Mme Magnier a fait valoir :
- qu'elle est en possession d'un récépissé qui établit, jusqu'à preuve contraire, que la somme a été déposée,
- que la matérialité du dépôt et le montant de la somme sont attestés par un témoin présent sur les lieux,
- la réserve mentionnée sur le ticket délivré par l'appareil aurait un caractère abusif: l'exécution des prestations par le professionnel est assujetti à une condition dont la réalisation dépend de sa seule volonté,
- le Crédit Lyonnais serait débiteur d'une obligation de garantir la fiabilité du service qu'il propose,
- la Recommandation européenne du 17 novembre 1988 article 7-1 dispose que la banque est responsable de l'exécution fautive des opérations, même lorsqu'elles sont effectuées par un appareil électronique sur lequel il n'a pas de contrôle direct et exclusif.

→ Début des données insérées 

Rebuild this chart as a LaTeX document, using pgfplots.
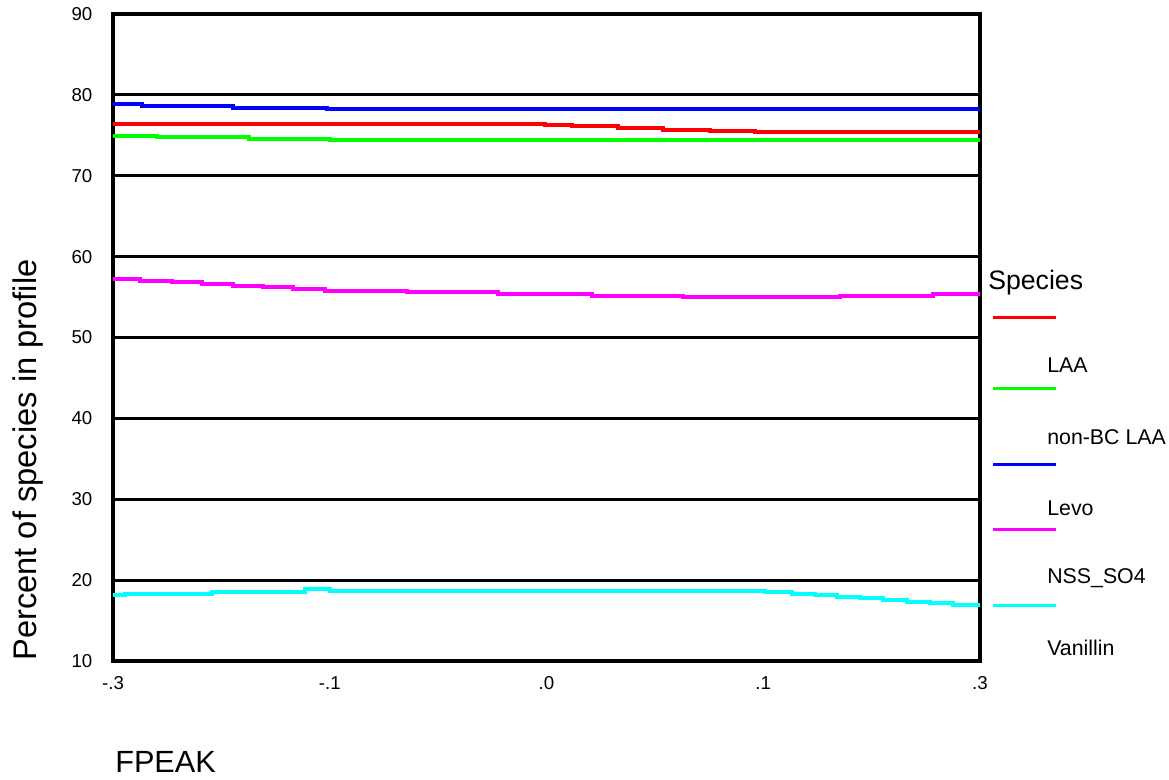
\documentclass[border=0pt]{standalone}
\usepackage{fontspec}
\setmainfont{Liberation Sans}
\usepackage{pgfplots}
\pgfplotsset{compat=1.18}
\definecolor{pRed}{RGB}{255,0,0}
\definecolor{pGreen}{RGB}{0,255,0}
\definecolor{pBlue}{RGB}{0,0,255}
\definecolor{pMagenta}{RGB}{255,0,255}
\definecolor{pCyan}{RGB}{0,255,255}
\begin{document}
\begin{tikzpicture}
\begin{axis}[
  at={(84.75pt,89.25pt)}, anchor=south west,
  scale only axis, width=650.25pt, height=485.25pt,
  xmin=-0.3, xmax=0.3, ymin=10, ymax=90,
  xtick={-0.3,-0.15,0,0.15,0.3}, xticklabels={-.3,-.1,.0,.1,.3},
  ytick={10,20,...,90},
  /pgf/number format/assume math mode=true,
  major tick length=0pt,
  ymajorgrids, grid style={black, line width=2.25pt},
  axis line style={line width=2.5pt},
  tick label style={font=\fontsize{14}{16}\selectfont},
  xticklabel style={yshift=-8pt},
  yticklabel style={xshift=-12pt},
  xlabel={FPEAK},
  xlabel style={at={(axis description cs:0.0023,-0.172)}, anchor=base west, inner sep=0pt, font=\fontsize{23}{28}\selectfont},
  ylabel={Percent of species in profile},
  ylabel style={at={(axis description cs:-0.0877,0)}, anchor=base west, inner sep=0pt, rotate=0, font=\fontsize{24.5}{28}\selectfont},
  every axis plot/.append style={line width=3pt, const plot mark left},
]
\addplot[pRed] coordinates {(-0.3,76.42) (-0.001,76.26) (0.0174,76.1) (0.0497,75.85) (0.0808,75.7) (0.1131,75.5) (0.1443,75.43) (0.3,75.43)};
\addplot[pGreen] coordinates {(-0.3,74.93) (-0.2696,74.73) (-0.2059,74.5) (-0.1498,74.44) (0.3,74.44)};
\addplot[pBlue] coordinates {(-0.3,78.88) (-0.2801,78.6) (-0.2167,78.38) (-0.1521,78.3) (0.3,78.3)};
\addplot[pMagenta] coordinates {(-0.3,57.22) (-0.2813,57.01) (-0.2594,56.81) (-0.2386,56.6) (-0.2167,56.39) (-0.196,56.19) (-0.1752,55.98) (-0.1533,55.77) (-0.0967,55.57) (-0.0334,55.37) (0.0313,55.12) (0.0947,54.96) (0.2031,55.12) (0.2677,55.37) (0.3,55.37)};
\addplot[pCyan] coordinates {(-0.3,18.16) (-0.2917,18.32) (-0.2317,18.53) (-0.1671,18.86) (-0.1498,18.69) (0.1512,18.57) (0.1697,18.32) (0.1858,18.2) (0.2008,17.95) (0.217,17.75) (0.2331,17.54) (0.2493,17.33) (0.2654,17.13) (0.2815,16.92) (0.3,16.92)};
\end{axis}
% legend (as drawn in the reference)
\node[anchor=west, inner sep=0pt, font=\fontsize{20}{24}\selectfont] at (741pt,372.75pt) {Species};
\begin{scope}[line width=2.25pt]
\draw[pRed] (744.75pt,346.5pt) -- (792pt,346.5pt);
\draw[pGreen] (744.75pt,293.25pt) -- (792pt,293.25pt);
\draw[pBlue] (744.75pt,236.8pt) -- (792pt,236.8pt);
\draw[pMagenta] (744.75pt,187.5pt) -- (792pt,187.5pt);
\draw[pCyan] (744.75pt,130.5pt) -- (792pt,130.5pt);
\end{scope}
\begin{scope}[every node/.style={anchor=west, inner sep=0pt, font=\fontsize{16}{19}\selectfont}]
\node at (785.25pt,311.25pt) {LAA};
\node at (785.25pt,257.5pt) {non-BC LAA};
\node at (785.25pt,204pt) {Levo};
\node at (785.25pt,151.5pt) {NSS\_SO4};
\node at (785.25pt,99pt) {Vanillin};
\end{scope}
\pgfresetboundingbox
\useasboundingbox (0,0) rectangle (876.75pt,585pt);
\end{tikzpicture}
\end{document}
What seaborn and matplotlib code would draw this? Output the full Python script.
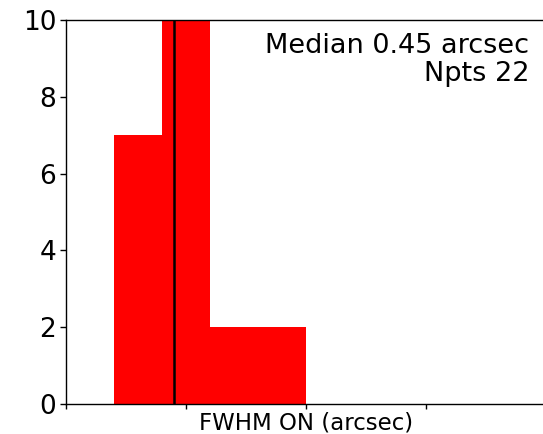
import numpy as np
import pandas as pd
import matplotlib
matplotlib.use("Agg")
import matplotlib.pyplot as plt
import seaborn as sns

# Histogram of seeing FWHM values (arcsec)
bin_edges = [0.2, 0.4, 0.6, 0.8, 1.0]
bin_counts = [7, 11, 2, 2]
median_fwhm = 0.45
n_points = 22
x_ticks = [0.0, 0.5, 1.0, 1.5, 2.0]
y_ticks = [0, 2, 4, 6, 8, 10]

bin_centers = [(a + b) / 2 for a, b in zip(bin_edges[:-1], bin_edges[1:])]
df = pd.DataFrame({"fwhm": bin_centers, "count": bin_counts})

sns.set_style("ticks")
plt.rcParams["font.family"] = ["DejaVu Sans"]
plt.rcParams["xtick.direction"] = "out"
plt.rcParams["ytick.direction"] = "out"

fig = plt.figure(figsize=(5.43, 4.34), dpi=100)
ax = fig.add_axes([66 / 543, 1 - 404 / 434, 480 / 543, 384 / 434])

sns.histplot(data=df, x="fwhm", weights="count", bins=bin_edges,
             color="red", alpha=1.0, edgecolor="none", linewidth=0, ax=ax)

ax.axvline(median_fwhm, color="black", linewidth=1.8)

ax.set_xlim(0, 2.0)
ax.set_ylim(0, 10)
ax.set_xticks(x_ticks)
ax.set_xticklabels([])
ax.set_yticks(y_ticks)
ax.tick_params(axis="y", labelsize=19, length=4, width=1, pad=3,
               color="black", labelcolor="black")
ax.tick_params(axis="x", length=3.5, width=1, color="black")
ax.set_ylabel("")
ax.set_xlabel("FWHM ON (arcsec)", fontsize=16.5, labelpad=-1.5, color="black")

for side in ["left", "top", "bottom"]:
    ax.spines[side].set_visible(True)
    ax.spines[side].set_color("black")
    ax.spines[side].set_linewidth(1.0)
ax.spines["right"].set_visible(False)

ax.text(0.965, 0.965, f"Median {median_fwhm:.2f} arcsec\nNpts {n_points}",
        transform=ax.transAxes, ha="right", va="top", fontsize=19.5,
        color="black", multialignment="right", linespacing=1.1)

fig.savefig("out.png", dpi=100)
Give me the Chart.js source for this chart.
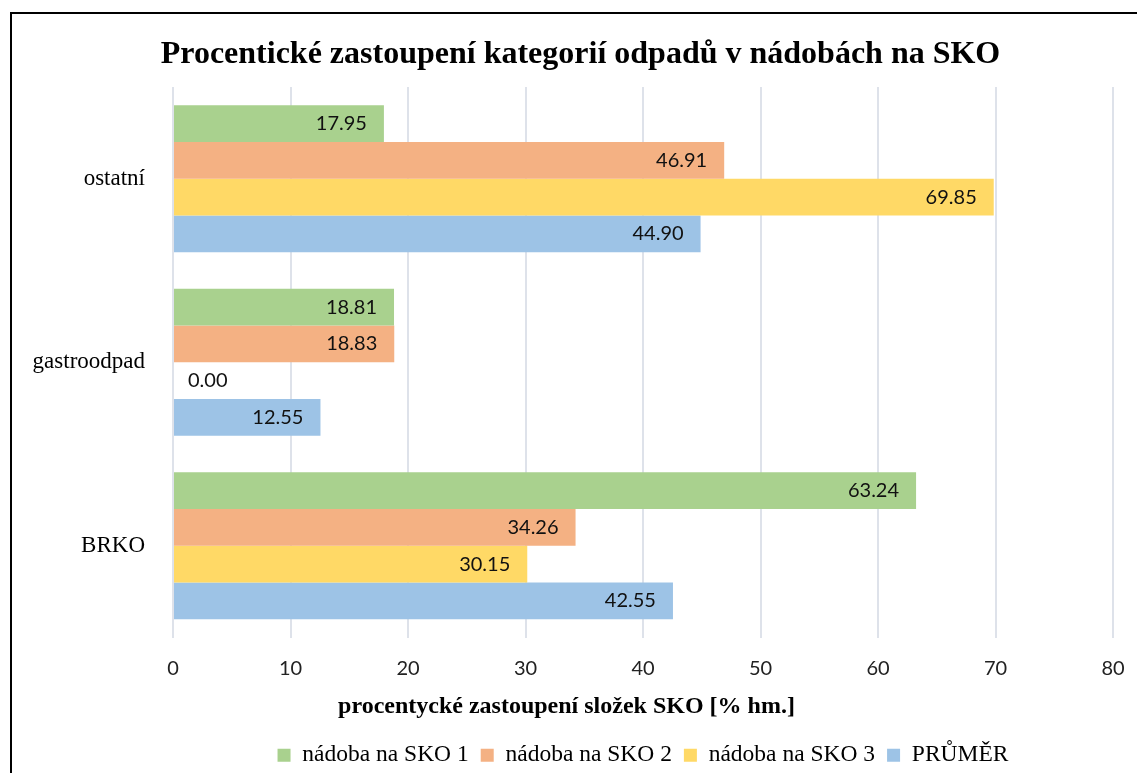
<!DOCTYPE html>
<html>
<head>
<meta charset="utf-8">
<script src="https://cdn.jsdelivr.net/npm/chart.js@4.4.0/dist/chart.umd.min.js"></script>
<style>
  body { margin: 0; background: #fff; overflow: hidden; }
  #frame { position: absolute; left: 10px; top: 12px; width: 1200px; height: 800px; border-left: 2px solid #000; border-top: 2px solid #000; }
  #chart { position: absolute; left: 12px; top: 14px; }
</style>
</head>
<body>
<div id="frame"></div>
<canvas id="chart" width="1137" height="763"></canvas>
<script>
const categories = ["ostatní", "gastroodpad", "BRKO"];
const sko1 = [17.95, 18.81, 63.24];
const sko2 = [46.91, 18.83, 34.26];
const sko3 = [69.85, 0.0, 30.15];
const prumer = [44.9, 12.55, 42.55];
const seriesNames = ["nádoba na SKO 1", "nádoba na SKO 2", "nádoba na SKO 3", "PRŮMĚR"];
const seriesColors = ["#A9D18E", "#F4B183", "#FFD966", "#9DC3E6"];
const xTicks = [0, 10, 20, 30, 40, 50, 60, 70, 80];

const titleText = "Procentické zastoupení kategorií odpadů v nádobách na SKO";
const xTitle = "procentycké zastoupení složek SKO [% hm.]";

const serif = "'Liberation Serif', 'Times New Roman', serif";
const sans = "Lato, 'Open Sans', sans-serif";

// values written at the end of each bar
const barLabels = {
  id: "barLabels",
  afterDatasetsDraw(chart) {
    const ctx = chart.ctx;
    ctx.save();
    ctx.font = "20px " + sans;
    ctx.fillStyle = "#111";
    ctx.textBaseline = "middle";
    chart.data.datasets.forEach((ds, i) => {
      chart.getDatasetMeta(i).data.forEach((bar, j) => {
        const text = ds.data[j].toFixed(2);
        const w = ctx.measureText(text).width;
        if (bar.x - bar.base > w + 24) {
          ctx.textAlign = "right";
          ctx.fillText(text, bar.x - 17, bar.y);
        } else {
          ctx.textAlign = "left";
          ctx.fillText(text, bar.x + 15, bar.y);
        }
      });
    });
    ctx.restore();
  },
};

// chart title and axis title are centred on the frame, not on the plot
const frameTexts = {
  id: "frameTexts",
  afterDraw(chart) {
    const ctx = chart.ctx;
    ctx.save();
    ctx.fillStyle = "#000";
    ctx.textAlign = "center";
    ctx.textBaseline = "middle";
    ctx.font = "bold 32px " + serif;
    ctx.fillText(titleText, chart.width / 2, 41);
    ctx.font = "bold 24px " + serif;
    ctx.fillText(xTitle, chart.width / 2 - 14, 693);
    ctx.restore();
  },
};

const datasets = [sko1, sko2, sko3, prumer].map((values, i) => ({
  label: seriesNames[i],
  data: values,
  backgroundColor: seriesColors[i],
  borderWidth: 0,
  categoryPercentage: 0.8,
  barPercentage: 1.0,
}));

new Chart(document.getElementById("chart"), {
  type: "bar",
  data: { labels: categories, datasets: datasets },
  plugins: [barLabels, frameTexts],
  options: {
    indexAxis: "y",
    responsive: false,
    animation: false,
    layout: { padding: { left: 0, right: 36, top: 73, bottom: 0 } },
    plugins: {
      title: { display: false },
      legend: {
        position: "bottom",
        fullSize: false,
        labels: {
          color: "#000",
          font: { family: serif, size: 23.5 },
          boxWidth: 13,
          boxHeight: 13,
          padding: 12,
        },
      },
      tooltip: { enabled: false },
    },
    scales: {
      x: {
        min: 0,
        max: 80,
        afterBuildTicks: (scale) => {
          scale.ticks = xTicks.map((v) => ({ value: v }));
        },
        afterFit: (scale) => {
          scale.height += 32;
        },
        grid: { color: "#DEE2EA", lineWidth: 2, drawTicks: false },
        border: { display: false },
        ticks: { color: "#222", font: { family: sans, size: 20 }, padding: 19 },
      },
      y: {
        afterFit: (scale) => {
          scale.width = 161;
        },
        grid: { display: false, drawTicks: false },
        border: { display: false },
        ticks: { color: "#000", font: { family: serif, size: 23 }, padding: 28 },
      },
    },
  },
});
</script>
</body>
</html>
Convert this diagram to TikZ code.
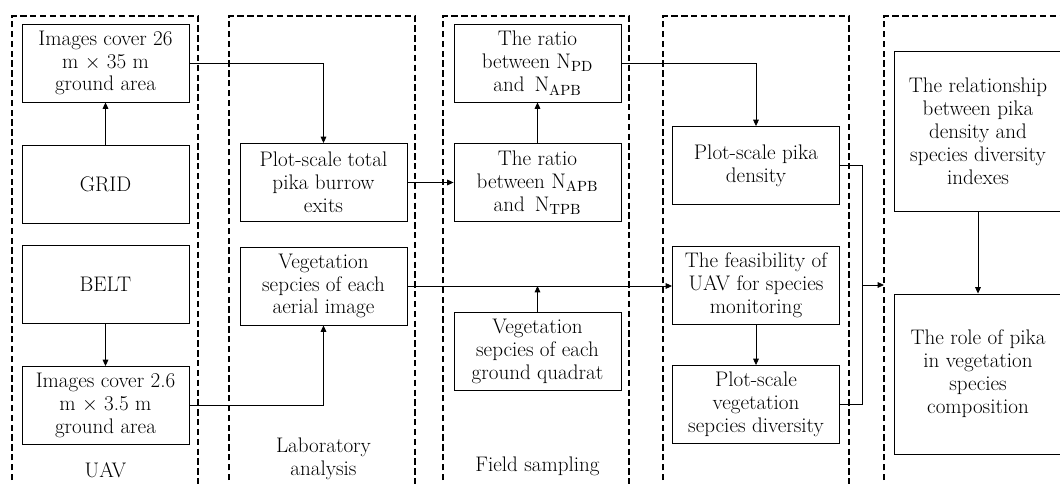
\documentclass[tikz,border=0pt]{standalone}
\usepackage{amsmath,amssymb}
\usetikzlibrary{arrows.meta}

\begin{document}
\begin{tikzpicture}[x=0.025cm, y=-0.025cm,
    stage/.style={draw, line width=1.4pt, dash pattern=on 4.5pt off 2.5pt},
    box/.style={draw, line width=0.6pt, align=center, inner sep=1pt,
                minimum width=4.175cm, minimum height=1.95cm,
                font=\fontsize{15}{16.3}\selectfont},
    tall/.style={box, minimum height=4cm},
    caption/.style={align=center, font=\fontsize{15}{16.3}\selectfont},
    link/.style={-{Triangle[length=4.5pt,width=4pt]}, line width=0.6pt}
]
\useasboundingbox (0,0) rectangle (1060,484);
\clip (0,0) rectangle (1060,484);

% stages
\draw[stage] (12,490) |- (198,16) -- (198,490);
\draw[stage] (229,490) |- (415,16) -- (415,490);
\draw[stage] (443,490) |- (629,16) -- (629,490);
\draw[stage] (663,490) |- (849,16) -- (849,490);
\draw[stage] (884,490) |- (1075,16);

% UAV
\node[box] (imgA) at (105.5,63) {Images cover 26\\m $\times$ 35 m\\ground area};
\node[box] (grid) at (105.5,184) {GRID};
\node[box] (belt) at (105.5,284) {BELT};
\node[box] (imgB) at (105.5,405.5) {Images cover 2.6\\m $\times$ 3.5 m\\ground area};
\node[caption] (uav) at (105.5,470) {UAV};

% Laboratory analysis
\node[box] (burrow) at (323.5,182.5) {Plot-scale total\\pika burrow\\exits};
\node[box] (vegA) at (323.5,286) {Vegetation\\sepcies of each\\aerial image};
\node[caption] (lab) at (323.5,459) {Laboratory\\analysis};

% Field sampling
\node[box] (ratioPD) at (537.5,63) {The ratio\\between N\textsubscript{PD}\\and\, N\textsubscript{APB}};
\node[box] (ratioAPB) at (537.5,182.5) {The ratio\\between N\textsubscript{APB}\\and\, N\textsubscript{TPB}};
\node[box] (quad) at (537.5,351.5) {Vegetation\\sepcies of each\\ground quadrat};
\node[caption] (field) at (537.5,466) {Field sampling};

% plot-scale results
\node[box] (dens) at (756,165.5) {Plot-scale pika\\density};
\node[box] (feas) at (756,285) {The feasibility of\\UAV for species\\monitoring};
\node[box] (div) at (756,404.5) {Plot-scale\\vegetation\\sepcies diversity};

% conclusions
\node[tall] (rel) at (978,131) {The relationship\\between pika\\density and\\species diversity\\indexes};
\node[tall] (role) at (978,374) {The role of pika\\in vegetation\\species\\composition};

\coordinate (merge) at (862,285);
\coordinate (tip) at (884,285);

\draw[link] (grid) -- (imgA);
\draw[link] (belt) -- (imgB);
\draw[link] (imgA.east) -| (burrow.north);
\draw[link] (imgB.east) -| (vegA.south);
\draw[link] (burrow) -- (ratioAPB);
\draw[link] (ratioAPB) -- (ratioPD);
\draw[link] (ratioPD.east) -| (dens.north);
\draw[link] (vegA.east) -- (vegA.east -| feas.west);
\draw[link] (quad.north) -- (quad.north |- vegA.east);
\draw[link] (feas) -- (div);
\draw[line width=0.6pt] (dens.east) -| (merge);
\draw[line width=0.6pt] (div.east) -| (merge);
\draw[link] (merge) -- (tip);
\draw[link] (rel) -- (role);
\end{tikzpicture}
\end{document}
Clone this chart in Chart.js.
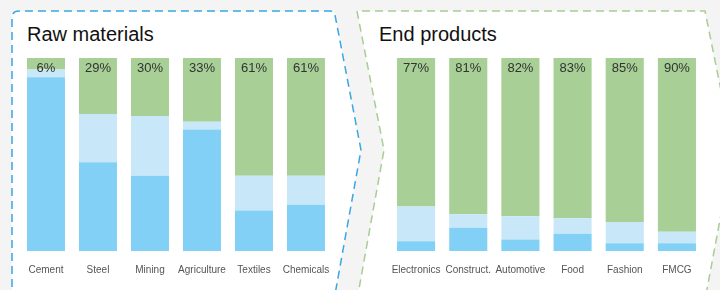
<!DOCTYPE html>
<html>
<head>
<meta charset="utf-8">
<script src="https://cdn.jsdelivr.net/npm/chart.js@4/dist/chart.umd.min.js"></script>
<style>
  html, body { margin: 0; padding: 0; }
  body { width: 720px; height: 290px; background: #f4f4f4; position: relative; overflow: hidden;
         font-family: "Liberation Sans", Arial, sans-serif; }
  #panels { position: absolute; left: 0; top: 0; }
  .title { position: absolute; top: 23px; font-size: 20px; color: #111; }
  canvas.chart { position: absolute; top: 52px; }
</style>
</head>
<body>
<svg id="panels" width="720" height="290">
  <path d="M 12 300 L 12 18 Q 12 11 19 11 L 330 11 Q 334 11 335 15 L 361 150 L 334 300"
        fill="#fff" stroke="#39a7e1" stroke-width="1.5" stroke-dasharray="8 5"/>
  <path d="M 357 300 L 384 150 L 357 11 L 705 11 L 733 150 L 705 300 Z"
        fill="#fff" stroke="#a6ce95" stroke-width="1.5" stroke-dasharray="8 5"/>
</svg>
<div class="title" style="left:27px">Raw materials</div>
<div class="title" style="left:379px">End products</div>
<canvas id="rawChart" class="chart" width="312" height="238" style="left:20px"></canvas>
<canvas id="endChart" class="chart" width="313" height="238" style="left:390px"></canvas>
<script>
// raw materials
var rawLabels = ['Cement', 'Steel', 'Mining', 'Agriculture', 'Textiles', 'Chemicals'];
var rawDark = [90, 46, 39, 63, 21, 24];
var rawLight = [4, 25, 31, 4, 18, 15];
var rawGreen = [6, 29, 30, 33, 61, 61];

// end products
var endLabels = ['Electronics', 'Construct.', 'Automotive', 'Food', 'Fashion', 'FMCG'];
var endDark = [5, 12, 6, 9, 4, 4];
var endLight = [18, 7, 12, 8, 11, 6];
var endGreen = [77, 81, 82, 83, 85, 90];

const DARK_BLUE = '#82d0f5';
const LIGHT_BLUE = '#c8e7f8';
const GREEN = '#a7cf96';

// percentage on top of the green part
const topLabels = {
    id: 'topLabels',
    afterDatasetsDraw(chart) {
        const ctx = chart.ctx;
        const meta = chart.getDatasetMeta(2);
        const values = chart.data.datasets[2].data;
        ctx.save();
        ctx.font = '13px "Liberation Sans", Arial, sans-serif';
        ctx.fillStyle = '#333';
        ctx.textAlign = 'center';
        ctx.textBaseline = 'middle';
        meta.data.forEach((bar, i) => {
            ctx.fillText(values[i] + '%', bar.x, bar.y + 10);
        });
        ctx.restore();
    }
};

function makeChart(id, labels, dark, light, green) {
    const ds = (data, color) => ({
        data: data,
        backgroundColor: color,
        borderWidth: 0,
        barPercentage: 1,
        categoryPercentage: 0.73
    });
    return new Chart(document.getElementById(id), {
        type: 'bar',
        data: {
            labels: labels,
            datasets: [ds(dark, DARK_BLUE), ds(light, LIGHT_BLUE), ds(green, GREEN)]
        },
        options: {
            responsive: false,
            animation: false,
            devicePixelRatio: 1,
            layout: { padding: { top: 6, bottom: 1, left: 0, right: 0 } },
            plugins: { legend: { display: false }, tooltip: { enabled: false } },
            scales: {
                x: {
                    stacked: true,
                    grid: { display: false, drawTicks: false },
                    border: { display: false },
                    afterFit: function(scale) {
                        scale.paddingLeft = 0;
                        scale.paddingRight = 0;
                    },
                    ticks: {
                        color: '#555',
                        padding: 13,
                        maxRotation: 0,
                        autoSkip: false,
                        font: { size: 10, family: '"Liberation Sans", Arial, sans-serif' }
                    }
                },
                y: { stacked: true, min: 0, max: 100, display: false }
            }
        },
        plugins: [topLabels]
    });
}

makeChart('rawChart', rawLabels, rawDark, rawLight, rawGreen);
makeChart('endChart', endLabels, endDark, endLight, endGreen);
</script>
</body>
</html>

Le Crédit Lyonnais a demandé à la cour de confirmer le jugement entrepris et de condamner Mme Ho Chun Chang épouse Magnier à lui payer la somme de 6 000 F par application de l'article 700 du nouveau Code de procédure civile outre les dépens.
Sur ce, LA COUR,
Considérant qu'il appartient à la déposante de rapporter la preuve de la matérialité du dépôt qu'elle prétend avoir effectué ;
Considérant que le ticket délivré par l'appareil précise : "la reconnaissance des espèces et des remises de chèques effectuée a posteriori par le Crédit Lyonnais fera seule preuve vis-à-vis du remettant de la réalité et de la consistance des fonds et chèques déposés... les versements sont crédités sous réserve de vérification" ;
Considérant qu'il n'a été trouvé aucune trace du versement prétendu;
Considérant que le ticket délivré par l'appareil automatique, avant la remise effective des fonds, ne peut valoir preuve de la réalité du dépôt ni de son montant alors qu'il est renseigné pour le seul usager lequel peut volontairement ou involontairement indiquer un montant inexact ou ne procéder à aucun dépôt dans l'appareil après la délivrance du ticket ;
Considérant que le témoignage versé aux débats d'un certain Raphaël Demanesse n'est pas conforme aux dispositions de l'article 202 du nouveau Code de procédure civile en ce qu'il ne comporte pas l'état civil exact du témoin, n'indique pas qu'il est établi en vue de sa production en justice et n'est accompagné d'aucun document justificatif d'identité ;
Considérant que ce témoignage est en outre écrit de la même main que la réclamation signée par Mme Magnier adressée au Crédit Lyonnais; qu'il comporte une erreur manifeste dans la relation de la procédure d'émission et de dépôt du ticket délivré par l'appareil, relation qui ne correspond pas au mode de fonctionnement effectif de la machine : la délivrance du ticket à placer dans l'enveloppe contenant les fonds et de l'exemplaire à conserver par le déposant est simultanée et non successive comme le prétend l'attestation ;
Considérant que la clause par laquelle le Crédit Lyonnais se réserve de vérifier la réalité et le montant effectif des dépôts comme de ne créditer les comptes du déposant qu'après encaissement effectif des chèques n'a aucun caractère abusif et n'est aucunement spécifique des seules opérations traitées à partir d'un guichet automatique ;
Considérant que l'espèce ne révèle aucun dysfonctionnement de l'appareil, aucune exécution fautive des opérations dont la banque devrait être tenue responsable, aucune défaillance du service proposé à la clientèle, laquelle peut au demeurant préférer procéder à ses dépôt aux guichets de la banque et bénéficier ainsi, s'agissant d'espèces, d'un comptage immédiat ;
Considérant que dans le cas d'une remise de fonds ou de chèques dans un guichet automatique, la vérification est nécessairement différée jusqu'à l'ouverture des containers par le Crédit Lyonnais ou son mandataire habilité ; qu'il a été constaté en l'espèce l'absence de tout dépôt correspondant à celui prétendu ;
Considérant qu'il n'apparaît pas inéquitable de laisser à la charge du Crédit Lyonnais ses frais irrépétibles d'appel ;
Par ces motifs, LA COUR, Confirme le jugement entrepris ; Condamne Mme Ho Chun Chang épouse Magnier aux dépens d'appel ; Admet la SCP Hardouin-Herscovici, avoué, au bénéfice de l'article 699 du nouveau Code de procédure civile.